In my story, which takes place in 1820-1830s, my character reads an excerpt from a novel. She dislikes every notion of what a decent lady should be and feeds off of novels about adventures, privateers, pirates, etc. I'm trying to find a novel that was popular around that time that would feed a spirit like hers(even if its frowned upon). I thought frankenstein, but I think that's a bit too dark for this character. Any suggestions?


----------



## Sebald (Jun 13, 2017)

Tricky period for women, as writers or strong characters.
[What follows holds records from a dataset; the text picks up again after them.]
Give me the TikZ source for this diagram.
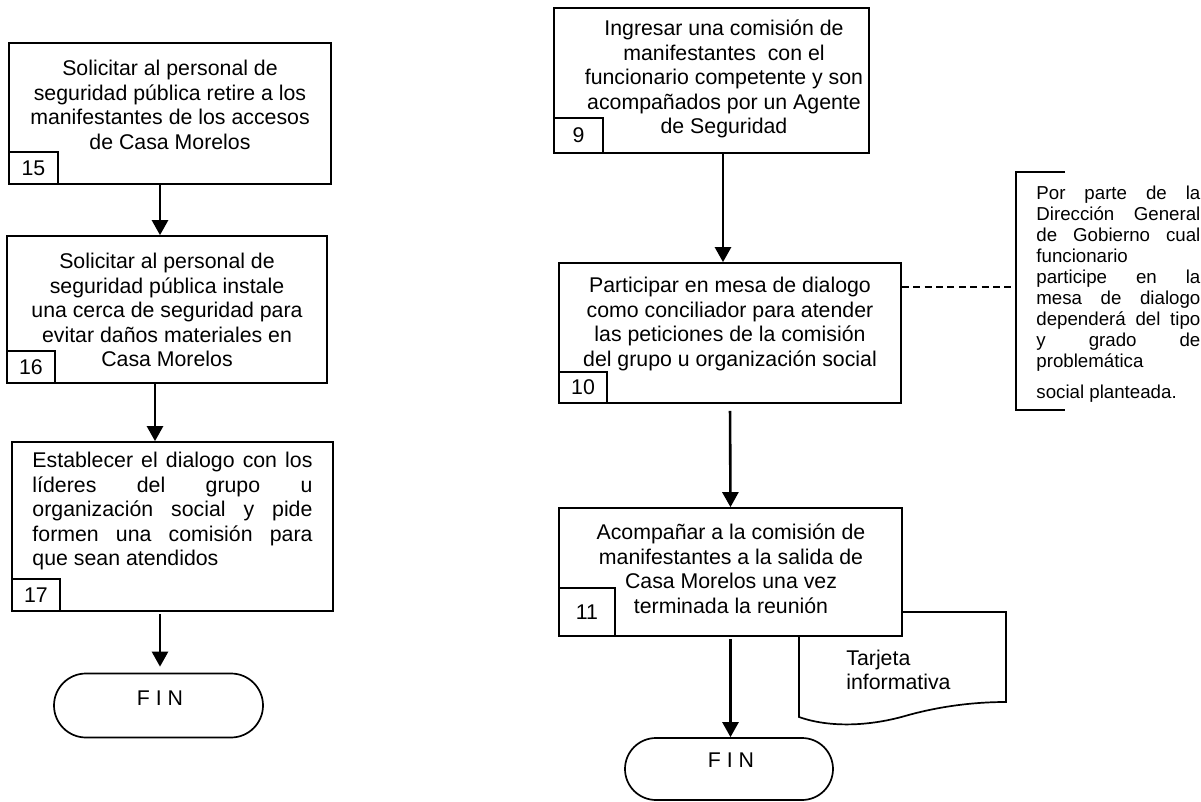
\documentclass[tikz,border=0pt]{standalone}
\usepackage{fontspec}
\setmainfont{Liberation Sans}
\usetikzlibrary{calc, arrows.meta, shapes.misc}
\tolerance=10000
\hyphenpenalty=10000
\tikzset{
    stepbox/.style={draw, rectangle, line width=0.85pt, fill=white, inner sep=0pt},
    numbox/.style={draw, rectangle, line width=0.85pt, anchor=south west, inner sep=0pt, font=\fontsize{10.65}{12.25}\selectfont},
    steptext/.style={align=center, inner sep=0pt, font=\fontsize{10.65}{12.25}\selectfont},
    arr/.style={-{Triangle[length=7.5pt, width=8pt]}, line width=1.3pt}
}

\begin{document}
\begin{tikzpicture}[x=0.5pt, y=-0.5pt,
    endbox/.style={draw, rounded rectangle, line width=0.85pt, minimum width=104.5pt, minimum height=32pt, inner sep=0pt},
    jtext/.style={align=justify, inner sep=0pt, font=\fontsize{10.65}{12.25}\selectfont},
    notetext/.style={align=justify, inner sep=0pt, text width=82pt, font=\fontsize{9.35}{10.5}\selectfont}]
    \useasboundingbox (0,0) rectangle (1201,802);

    % --- Left column ---
    \node [stepbox, minimum width=161pt, minimum height=70.5pt] (p15) at (170, 113.5) {};
    \node [numbox, minimum width=24.5pt, minimum height=16pt] (n15) at (p15.south west) {15};
    \node [steptext] (t15) at (170, 105) {Solicitar al personal de\\seguridad pública retire a los\\manifestantes de los accesos\\de Casa Morelos};

    \node [stepbox, minimum width=160pt, minimum height=73.5pt] (p16) at (167, 309.5) {};
    \node [numbox, minimum width=24pt, minimum height=16pt] (n16) at (p16.south west) {16};
    \node [steptext] (t16) at (167, 310) {Solicitar al personal de\\seguridad pública instale\\una cerca de seguridad para\\evitar daños materiales en\\Casa Morelos};

    \node [stepbox, minimum width=160.5pt, minimum height=84.5pt] (p17) at (172.5, 526.5) {};
    \node [numbox, minimum width=24pt, minimum height=16pt] (n17) at (p17.south west) {17};
    \node [jtext, text width=140pt] (t17) at (172.5, 511) {Establecer el dialogo con los\linebreak líderes del grupo u\linebreak organización social y pide\linebreak formen una comisión para\linebreak que sean atendidos};

    \node [endbox] (fin1) at (158.5, 705.5) {};
    \node [steptext] (f1) at (160, 698) {F I N};

    \draw [arr] ([xshift=-5pt]p15.south) -- ([xshift=-5pt]p15.south |- p16.north);
    \draw [arr] ([xshift=-6pt]p16.south) -- ([xshift=-6pt]p16.south |- p17.north);
    \draw [arr, shorten <=1pt, shorten >=3pt] ([xshift=-6.25pt]p17.south) -- ([xshift=-6.25pt]p17.south |- fin1.north);

    % --- Right column ---
    \node [stepbox, minimum width=157.5pt, minimum height=72.5pt] (p9) at (711.5, 80.5) {};
    \node [numbox, minimum width=24.5pt, minimum height=17.5pt] (n9) at (p9.south west) {9};
    \node [steptext] (t9) at (724, 79) {Ingresar una comisión de\\manifestantes\ \ con el\\funcionario competente y son\\acompañados por un Agente\\de Seguridad};

    \node [stepbox, minimum width=171pt, minimum height=70pt] (p10) at (730, 333) {};
    \node [numbox, minimum width=24pt, minimum height=15.5pt] (n10) at (p10.south west) {10};
    \node [steptext] (t10) at (730, 324) {Participar en mesa de dialogo\\como conciliador para atender\\las peticiones de la comisión\\del grupo u organización social};

    % document shape behind step 11
    \draw [line width=0.85pt, fill=white] (799,612) -- (1006,612) -- (1006,702)
        .. controls (975,702) and (940,706) .. (905,716)
        .. controls (870,726) and (830,728) .. (799,717) -- cycle;
    \node [steptext, align=left, anchor=west] (tarjeta) at (846, 670) {Tarjeta\\informativa};

    \node [stepbox, minimum width=171.5pt, minimum height=64pt] (p11) at (730.5, 572) {};
    \node [numbox, minimum width=28pt, minimum height=24pt] (n11) at (p11.south west) {11};
    \node [steptext] (t11) at (731, 569) {Acompañar a la comisión de\\manifestantes a la salida de\\Casa Morelos una vez\\terminada la reunión};

    \node [endbox, minimum width=104pt, minimum height=31pt] (fin2) at (729, 769) {};
    \node [steptext] (f2) at (731, 760) {F I N};

    \draw [arr] ([xshift=5.75pt]p9.south) -- ([xshift=5.75pt]p9.south |- p10.north);
    \draw [arr, shorten <=3.5pt] (p10.south) -- (p11.north);
    \draw [arr, shorten <=1pt] (p11.south) -- (p11.south |- fin2.north);

    % --- Note on step 10 ---
    \coordinate (note) at (1016, 287);
    \draw [line width=0.8pt, dash pattern=on 3.5pt off 2.2pt] (p10.east |- note) -- (note);
    \draw [line width=0.85pt] (1065,172) -- (1016,172) -- (1016,410) -- (1065,410);
    \node [notetext, anchor=north west] (notetxt) at (1036, 186) {Por parte de la\linebreak Dirección General\linebreak de Gobierno cual\linebreak funcionario\\participe en la\linebreak mesa de dialogo\linebreak dependerá del tipo\linebreak y grado de\linebreak problemática\\[5pt]social planteada.};

\end{tikzpicture}
\end{document}
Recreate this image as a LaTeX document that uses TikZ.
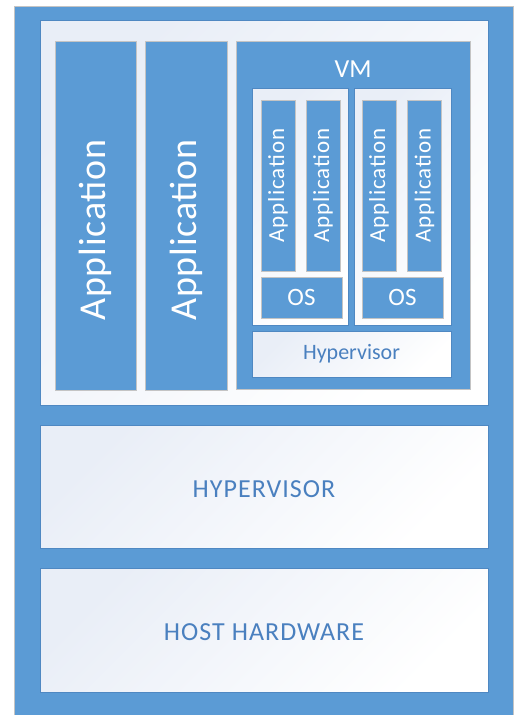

Frances Burney might fit the bill, especially her 1814 novel, 'The Wanderer'. Good luck.


----------



## Darkkin (Jun 13, 2017)

Maria Edgeworth.  Her works have been referenced from Austen to Heyer.  And althought it was written in 1905 _The Scarlet Pimpernel _is one of the best historic spy novels I've read.  Alexandre Dumas also started writing around this time, albeit 1829...And James Fenimoore Cooper.  Sir Walter Scott, too.  George Eliot (Mary Anne Evans) came along in about 1850.  Close, but not quite, still good reading.  Robert Lewis Stevenson is of the same period.  But older books were still in play, like the published diaries of Marco Polo.

And in 1834 _Rime of the Ancient Mariner_ by Samuel Taylor Coleridge was published.  Some well grounded fiction encompassing the period.  _Poldark_ published from 1945 to 1953.  As well as Rapheal Sabatini.


----------



## ppsage (Jun 13, 2017)

Depending on the circumstances of your character, it's just as likely that she would be reading serialized fiction in a periodical, which at that time was an equal source for long fiction with books. I would be tempted to make a work up, as things which were popular or available and things which have stood the test of time are different.


----------



## Darkkin (Jun 13, 2017)

ppsage said:


> Depending on the circumstances of your character, it's just as likely that she would be reading serialized fiction in a periodical, which at that time was an equal source for long fiction with books. I would be tempted to make a work up, as things which were popular or available and things which have stood the test of time are different.



Many books of that era started as serialised stories in the periodicals.  The were also news stories like the journals of the doomed whaling ship, _The Essex_.  And in 1839 Darwin published _The Voyage of the Beagle_.


----------



## ppsage (Jun 13, 2017)

Another reason to make up the work is that anything real from the time is going to come with a lot of attached baggage.


----------